Далее, эти требования подчеркивают уверенность Москвы в том (и об этом говорят многие российские комментаторы), что политика перезагрузки это признание Америкой своей вины за ухудшение отношений после 2001 года, а также признание права России на исключительную сферу своего влияния в Восточной Европе и на постсоветском пространстве. НАТО почти наверняка отвергнет целенаправленный маневр России. Но тот факт, что России хватило наглости и смелости для того, чтобы вообще выдвинуть такое требование, опровергает все ее утверждения о стремлении к партнерству с Западом и заявления о том, что геополитическое соперничество в Евразии ослабло.
Российские наглые действия должны также усилить тревогу всех постсоветских государств от Прибалтики до Армении. Особенно это касается тех стран, которые стремятся к сотрудничеству с Вашингтоном в целях защиты своего суверенитета и целостности (например, Азербайджан), сталкиваются с неослабным российским давлением (Грузия и страны Балтии) или постепенно входят на российскую орбиту (Украина).
Интересы США требуют проведения активного диалога с Россией.
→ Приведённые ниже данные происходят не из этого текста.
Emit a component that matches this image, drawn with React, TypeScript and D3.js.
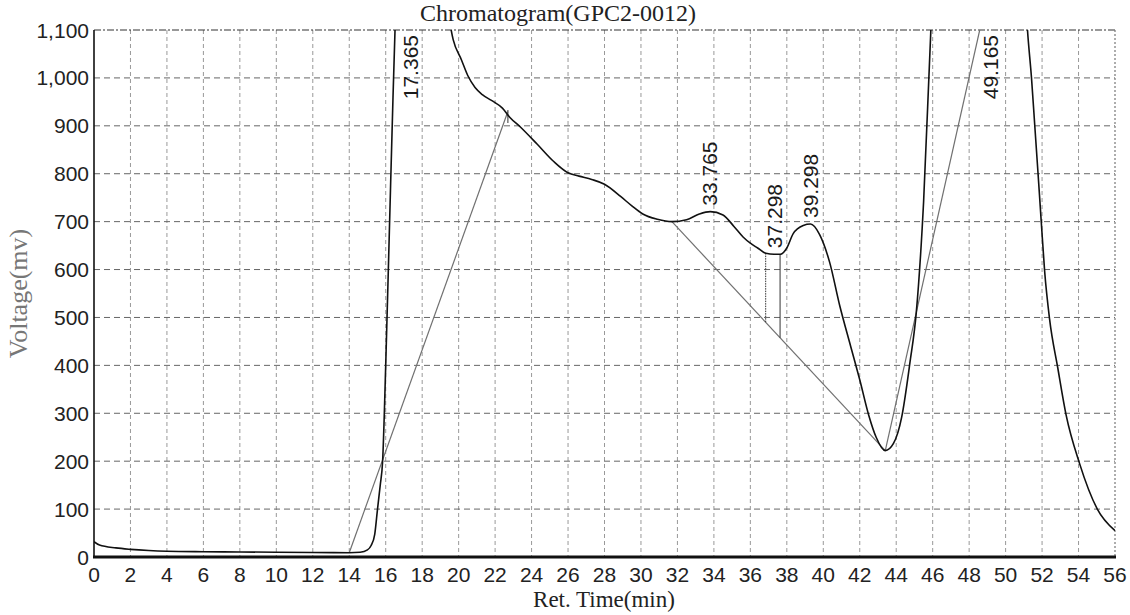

Но те исходные предположения, на которых строится нынешняя политика (не говоря уже об уверенности Москвы в том, что она получила от Вашингтона карт-бланш для действий в Евразии), свидетельствуют о необходимости переосмысления перезагрузки.
Стивен Блэнк – профессор Института стратегических исследований (Strategic Studies Institute) из Армейского военного колледжа в Пенсильвании, специализирующийся на вопросах российской национальной безопасности.